I decided to do a comparison if you had invested on the same day as the respective ETF started what the results would look like in total.
Interestingly, if you had invested on the start day of each ETF, you actually end up better off (0.10% better) than investing on the “best day” for all the combined ETFs. Keep in mind that the “best day” for the TOTAL category isn’t a sum of all the other best days, the day when the corresponding days is the highest, if that makes sense.
Lastly, I will just have a look at investing in different portions of the month, divided up into the following:
Start: Days 1 – 9
Middle: Days 10 – 19
End: Days 20 – 28
I will average the results from the individual day to come with a portion average for the timeframe.
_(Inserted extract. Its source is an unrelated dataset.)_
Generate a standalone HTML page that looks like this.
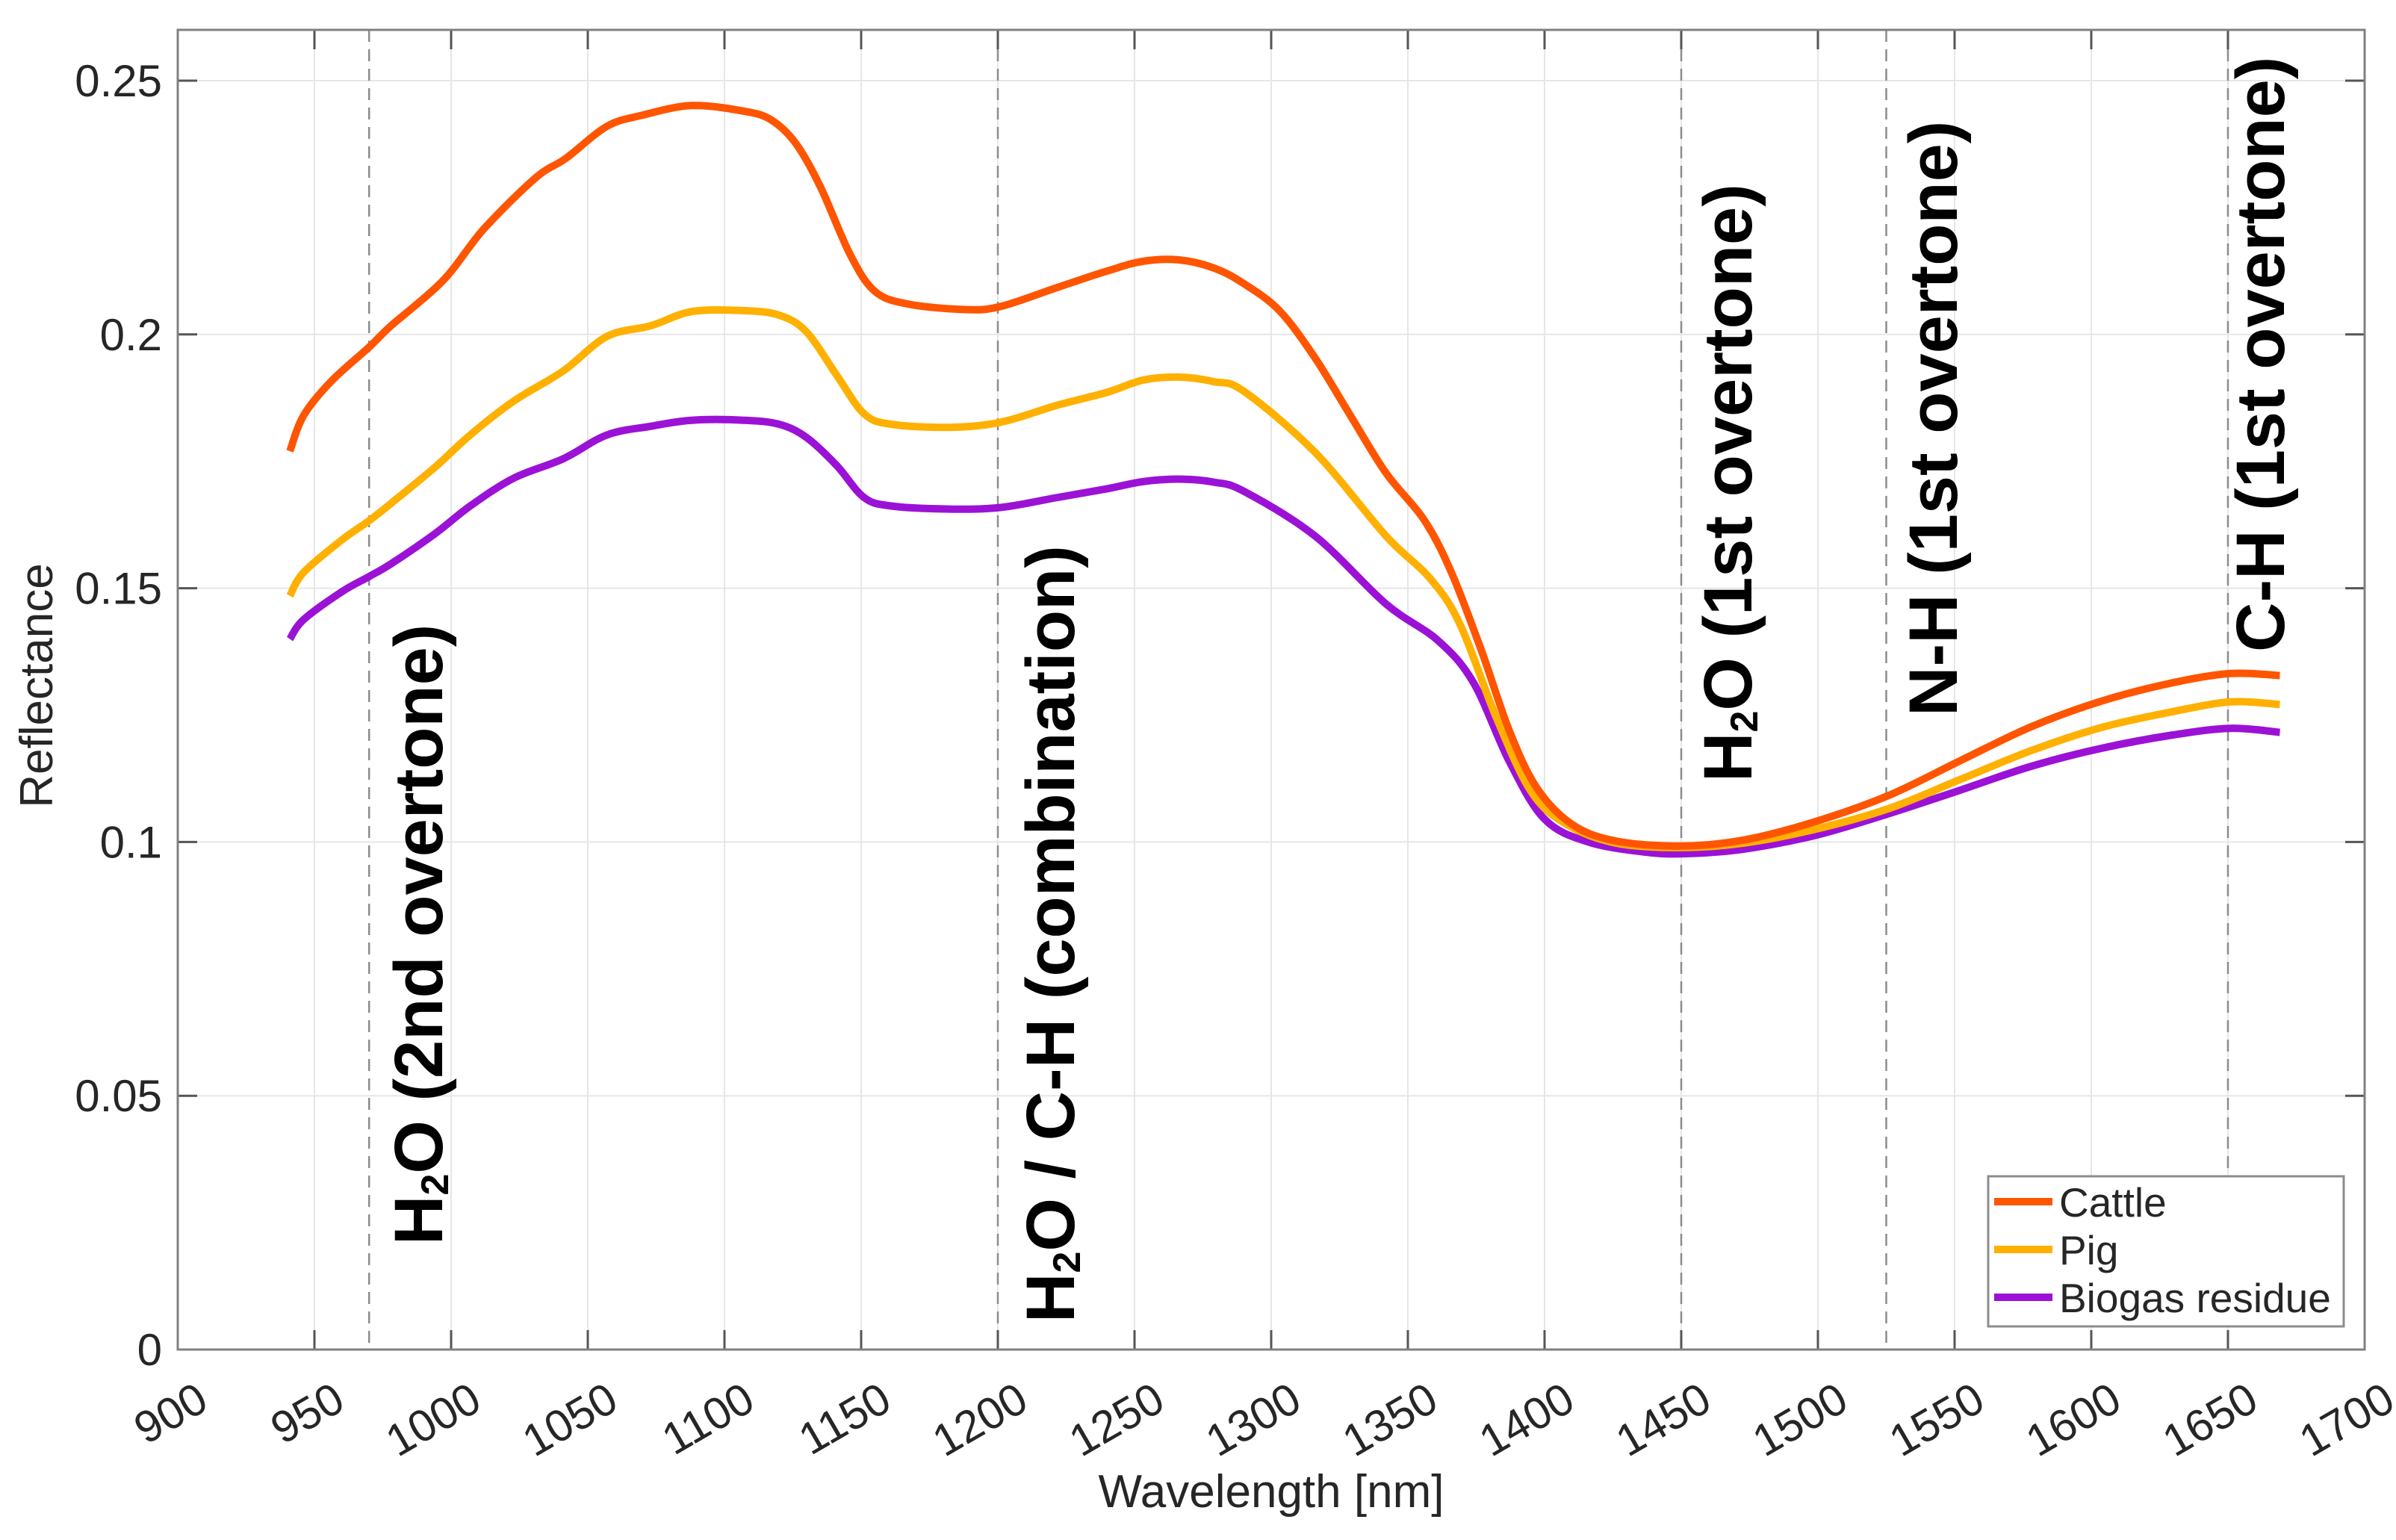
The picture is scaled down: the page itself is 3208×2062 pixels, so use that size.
<!DOCTYPE html>
<html><head><meta charset="utf-8">
<style>
html,body{margin:0;padding:0;background:#fff;}
svg{display:block;font-family:"Liberation Sans",Arial,sans-serif;}
</style></head>
<body>
<svg id="chart" width="3208" height="2062" viewBox="0 0 3208 2062" xmlns="http://www.w3.org/2000/svg">
<rect x="0" y="0" width="3208" height="2062" fill="#fff"/>
<g id="grid"></g>
<g id="vlines"></g>
<g id="series"></g>
<g id="axes"></g>
<g id="annots"></g>
<text x="1702" y="2018" font-size="62" text-anchor="middle" fill="#262626">Wavelength [nm]</text>
<text transform="translate(70,918) rotate(-90)" font-size="62" text-anchor="middle" fill="#262626">Reflectance</text>
<g id="legend"></g>
</svg>
<script>
const xTicks = [900,950,1000,1050,1100,1150,1200,1250,1300,1350,1400,1450,1500,1550,1600,1650,1700];
const yTicks = [0,0.05,0.1,0.15,0.2,0.25];
const yTickLabels = ["0","0.05","0.1","0.15","0.2","0.25"];
const bandPositions = [970,1200,1450,1525,1650];
const seriesNames = ["Cattle","Pig","Biogas residue"];
const cattleWl = [941,946,956,970,978,997,1012,1031,1042,1057,1070,1088,1107,1117,1126,1135,1146,1155,1167,1188,1201,1222,1240,1253,1266,1279,1290,1303,1316,1329,1342,1356,1366,1377,1387,1397,1410,1426,1450,1473,1499,1526,1552,1578,1604,1630,1651,1669];
const cattleVal = [0.177,0.184,0.1907,0.1975,0.2017,0.2106,0.2208,0.2309,0.2347,0.241,0.2432,0.2451,0.244,0.2423,0.2377,0.2292,0.2157,0.2085,0.206,0.2049,0.2055,0.2093,0.2125,0.2144,0.2147,0.2131,0.2100,0.2047,0.1954,0.184,0.1727,0.1634,0.153,0.1376,0.1221,0.1108,0.1035,0.1002,0.0992,0.1004,0.104,0.1092,0.116,0.1227,0.1278,0.1314,0.1332,0.1328];
const pigWl = [941,946,960,970,978,994,1007,1023,1041,1057,1073,1088,1107,1120,1130,1141,1151,1161,1182,1201,1222,1240,1253,1266,1279,1290,1316,1342,1358,1369,1382,1395,1408,1426,1450,1473,1499,1526,1552,1578,1604,1630,1651,1669];
const pigVal = [0.1485,0.1531,0.1595,0.1633,0.1667,0.1738,0.1802,0.1869,0.1928,0.1996,0.2017,0.2045,0.2047,0.2038,0.2005,0.192,0.1844,0.1823,0.1817,0.1827,0.1861,0.1886,0.191,0.1916,0.1907,0.1888,0.1768,0.1603,0.152,0.1430,0.1250,0.1100,0.1035,0.0998,0.0989,0.0998,0.1025,0.1066,0.1123,0.118,0.1226,0.1257,0.1276,0.1271];
const bioWl = [941,946,960,970,978,994,1007,1023,1041,1057,1073,1088,1107,1120,1130,1141,1151,1161,1182,1201,1222,1240,1253,1266,1279,1290,1316,1342,1361,1374,1387,1400,1416,1437,1452,1473,1499,1526,1552,1578,1604,1630,1651,1669];
const bioVal = [0.14,0.1438,0.1493,0.1523,0.1548,0.1607,0.1662,0.1717,0.1755,0.1802,0.1819,0.1831,0.1831,0.1823,0.1797,0.1742,0.1679,0.1662,0.1656,0.1659,0.1679,0.1696,0.171,0.1715,0.1709,0.1691,0.1603,0.1469,0.1397,0.1314,0.1160,0.1045,0.1000,0.0980,0.0977,0.0986,0.1013,0.1056,0.1102,0.1149,0.1185,0.1211,0.1224,0.1216];

const NS = "http://www.w3.org/2000/svg";
const L = 238, R = 3166, T = 40, B = 1807;
const xMin = 900, xMax = 1700, yMin = 0;
function sx(v){ return L + (v - xMin) / (xMax - xMin) * (R - L); }
function sy(v){ return B - (v - yMin) * 6796; }
function mk(tag, attrs, parent){ const e = document.createElementNS(NS, tag); for (const k in attrs) e.setAttribute(k, attrs[k]); parent.appendChild(e); return e; }
function smooth(pts){
  let d = 'M' + pts[0][0].toFixed(1) + ',' + pts[0][1].toFixed(1);
  for (let i = 0; i < pts.length - 1; i++) {
    const p0 = pts[Math.max(0, i-1)], p1 = pts[i], p2 = pts[i+1], p3 = pts[Math.min(pts.length-1, i+2)];
    const c1 = [p1[0] + (p2[0]-p0[0])/6, p1[1] + (p2[1]-p0[1])/6];
    const c2 = [p2[0] - (p3[0]-p1[0])/6, p2[1] - (p3[1]-p1[1])/6];
    d += 'C' + c1[0].toFixed(1) + ',' + c1[1].toFixed(1) + ' ' + c2[0].toFixed(1) + ',' + c2[1].toFixed(1) + ' ' + p2[0].toFixed(1) + ',' + p2[1].toFixed(1);
  }
  return d;
}

const grid = document.getElementById('grid');
const axes = document.getElementById('axes');
xTicks.forEach(t => {
  const x = sx(t);
  const g = mk('line', {x1:x, x2:x, y1:T, y2:B, stroke:'#e6e6e6', 'stroke-width':2}, grid);
  
  
  const tk = mk('path', {d:`M${x},${B}V${B-26}M${x},${T}V${T+26}`, stroke:'#555', 'stroke-width':3}, axes);
  
  
  const lb = mk('text', {transform:`translate(${x+44},${B+78}) rotate(-30)`, 'font-size':60, 'text-anchor':'end', fill:'#262626'}, axes);
  lb.textContent = t;
  
  
});
yTicks.forEach((t, i) => {
  const y = sy(t);
  const g = mk('line', {x1:L, x2:R, y1:y, y2:y, stroke:'#e6e6e6', 'stroke-width':2}, grid);
  
  
  const tk = mk('path', {d:`M${L},${y}H${L+26}M${R},${y}H${R-26}`, stroke:'#555', 'stroke-width':3}, axes);
  
  
  const lb = mk('text', {x:217, y:y+21, 'font-size':60, 'text-anchor':'end', fill:'#262626'}, axes);
  lb.textContent = yTickLabels[i];
  
  
});
const frame = mk('rect', {x:L, y:T, width:R-L, height:B-T, fill:'none', stroke:'#808080', 'stroke-width':3}, axes);



const vl = document.getElementById('vlines');
bandPositions.forEach(b => {
  const x = sx(b);
  const l = mk('line', {x1:x, x2:x, y1:T, y2:B, stroke:'#8c8c8c', 'stroke-width':2.5, 'stroke-dasharray':'16,10'}, vl);
  
  
});

const ser = document.getElementById('series');
const colors = ['#FF5500','#FFB000','#9B12D6'];
const wls = [cattleWl, pigWl, bioWl];
const vals = [cattleVal, pigVal, bioVal];
const snames = ['cattle-line','pig-line','biogas-residue-line'];
[2,1,0].forEach(i => {
  const pts = wls[i].map((w, j) => [sx(w), sy(vals[i][j])]);
  const p = mk('path', {d:smooth(pts), fill:'none', stroke:colors[i], 'stroke-width':10, 'stroke-linejoin':'round', 'stroke-linecap':'butt'}, ser);
  
  
});

const an = document.getElementById('annots');
const annots = [
  {x:592, y:1667, pre:'H', sub:'2', post:'O (2nd overtone)', name:'annotation-h2o-2nd-overtone'},
  {x:1438, y:1771, pre:'H', sub:'2', post:'O / C-H (combination)', name:'annotation-h2o-ch-combination'},
  {x:2345, y:1047, pre:'H', sub:'2', post:'O (1st overtone)', name:'annotation-h2o-1st-overtone'},
  {x:2620, y:959, pre:'', sub:'', post:'N-H (1st overtone)', name:'annotation-nh-1st-overtone'},
  {x:3058, y:873, pre:'', sub:'', post:'C-H (1st overtone)', name:'annotation-ch-1st-overtone'}
];
annots.forEach(a => {
  const t = mk('text', {transform:`translate(${a.x},${a.y}) rotate(-90)`, 'font-size':92, 'font-weight':'bold', fill:'#000'}, an);
  
  
  if (a.sub) {
    const t1 = mk('tspan', {}, t); t1.textContent = a.pre;
    const t2 = mk('tspan', {'font-size':52, dy:8}, t); t2.textContent = a.sub;
    const t3 = mk('tspan', {dy:-8}, t); t3.textContent = a.post;
  } else {
    t.textContent = a.post;
  }
});

const lg = document.getElementById('legend');
const box = mk('rect', {x:2662, y:1575, width:476, height:201, fill:'#fff', stroke:'#8c8c8c', 'stroke-width':3}, lg);


const ly = [1609, 1673, 1737];
seriesNames.forEach((n, i) => {
  const l = mk('line', {x1:2670, x2:2748, y1:ly[i], y2:ly[i], stroke:colors[i], 'stroke-width':10}, lg);
  
  
  const t = mk('text', {x:2757, y:ly[i]+20, 'font-size':55, fill:'#262626'}, lg);
  t.textContent = n;
  
  
});
</script>
</body></html>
Once again, I really cannot see any sort of trend developing, there might be better performing results earlier in the month, but it really is not of much significance if there is a trend at all. And as before, the difference between the best and the worst is not too significant.
Summary
So, while there are days of the month that investing on a particular ETF are beneficial, there does not seem to be any particular trend that you could pick a day or timeframe for all ETFs and be confident of obtaining a higher return. Maybe if you were to invest in the first half of the month then you might obtain slightly better returns, but I do not think it would make a great difference (if any).
Although I did not obtain anything conclusive from doing this post, I am still glad I carried it out because at least it is something I can rule out for the future. Unfortunately, I do not believe there are any “tricks” that can be taken advantage of with regards to investing, if there was it would have been found out a long time ago and it would soon not be a “trick” anymore.